I am. Like, really, really hard. And it's not in a good way either. I wish I could say that by being hard on myself I'm pushing myself to achieve more. Be more. But what ends up happening is the complete opposite. I shut down. I become riddled with anxiety and begin to doubt what I am and what I know.
I was really hard on myself this morning. I had a midterm on some basic instrumentation and I forgot to perform a step during an assessment. My actual technique was all over the place and I was fighting with the instrument to roll, adapt, and control it to the tooth. I had psyched myself out big time. Now, if anyone else had done this, I would have told them not to worry, it's only a few points, no biggie. But when it's me, I tend to think maybe I'm just not cut out for this. I begin to doubt.

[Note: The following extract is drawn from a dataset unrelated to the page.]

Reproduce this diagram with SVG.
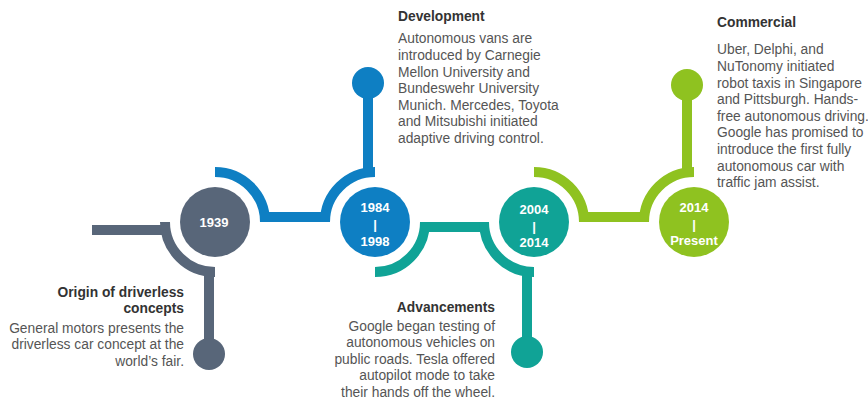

Now the rational, common sense side of me says this is so not a big deal and to take the evaluations criticism's and work on them. But the irrational, prone to anxiety and impulsive side wants to scrap the whole thing and just get a bio tech degree. Go work in a lab somewhere and inoculate petri dishes.
The reality of it is, I've spent two years, and a lot of money to get to this point. I can't fail now. I can't give up now. I'll continue on this path, but I need to get a grip on the anxiety. It doesn't help that I'm in a class with mostly young 20-somethings, who for the most part, don't have much in the way of other life responsibilities so this is what they have to focus ALL of their energy on. I do not. I have all the trappings of life that most 30-somethings have plus the added caveat of being a military spouse. Part of me is grateful for being 30-something because it's given me advantages the young ones don't have. The life experience and wisdom that comes with age. But there are times, like this morning where I really wish that I was 20 and could devote all of my energy to this endeavor.
I'll get over this. I know I will. I always do, but I don't like failing. It sucks. It saps my confidence, and I need my confidence right now to help me fake it until I make it.